6:30–7:30pm / Oct 6 / Elebash Recital Hall

Making Space: A Survey of the Places Where Work is Made

Danielle King, Lower Manhattan Cultural Council

Photo courtesy of the artist

The Lower Manhattan Cultural Council partners with PRELUDE on a data experiment. We will survey PRELUDE artists, past and present, to come to a better understanding of where work is made. During this session, we will review the findings together and discuss what creative spaces are—or were—critical to this field.

Danielle King, Lower Manhattan Cultural Council’s Director of Cultural Programs is a curator, producer, and native New Orleanian. Prior to joining the LMCC team in 2012, she supported the development and production of new plays throughout New York and regionally at theaters like The Public Theater, Playwrights Horizons, SoHo Rep, and Actors Theatre of Louisville, and for companies like Clubbed Thumb, SITI Company, 13P, P73, and the TEAM. Between 2006 and 2017, she facilitated new play development at the Eugene O’Neill Theater Center’s National Playwrights Conference and recently helped develop and administer the National Directors Fellowship, a program which supports early-career directors across the country, now in its third year. Danielle holds a B.F.A. from NYU’s Tisch School of the Arts and a M.A. in Arts Administration from Columbia University. At LMCC, Danielle works with artists of all disciplines and is responsible for Artist Residency Programs in temporarily vacant real estate, the annual River To River Festival which provides free contemporary performance across Lower Manhattan each summer, Open Studios, and the Gallery in the Arts Center at Governors Island.

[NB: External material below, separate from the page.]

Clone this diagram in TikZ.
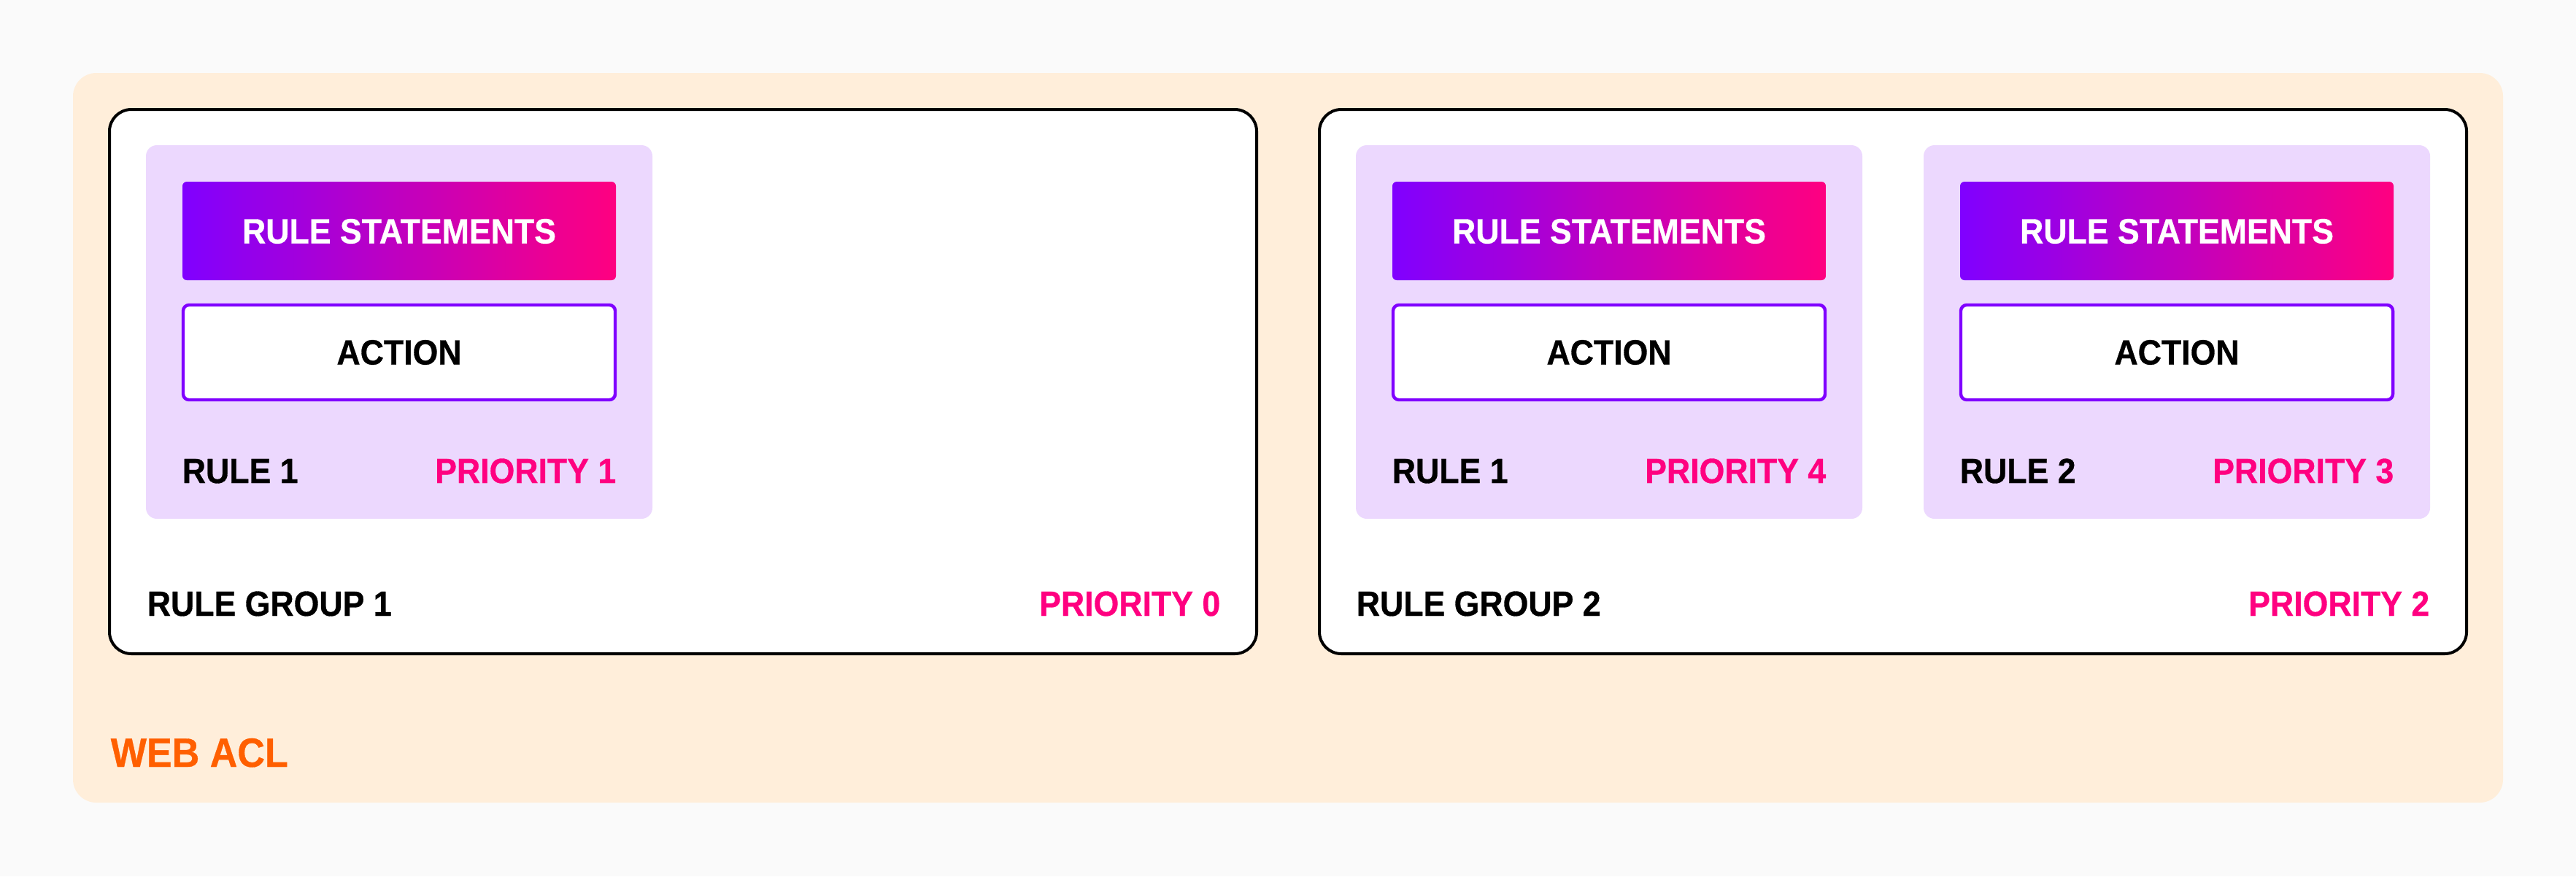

Lower Manhattan Cultural Council (LMCC) empowers artists by providing them with networks, resources, and support, to create vibrant, sustainable communities in Lower Manhattan and beyond. In 2017, LMCC will present more than 60 days of free arts and cultural experiences – including our flagship River To River Festival – which engage more than 100,000 audience members; host more than 100 artists in our residency programs; award more than $650,000 in grants to artists and small arts organizations; and provide artists with valuable professional development opportunities. The combination of LMCC’s investment in individual artists and small arts groups, our robust network of partners in the public and private sectors, and our integrated approach to fostering local neighborhood efforts, aims to spark public imagination as well as inspire personal attachment and investment in NYC’s communities. Mission: To create a fertile and nurturing environment for artists and arts groups, enlivening public spaces with free programs in the visual, performing, and new media arts, and to provide leadership in cultural planning and advocacy.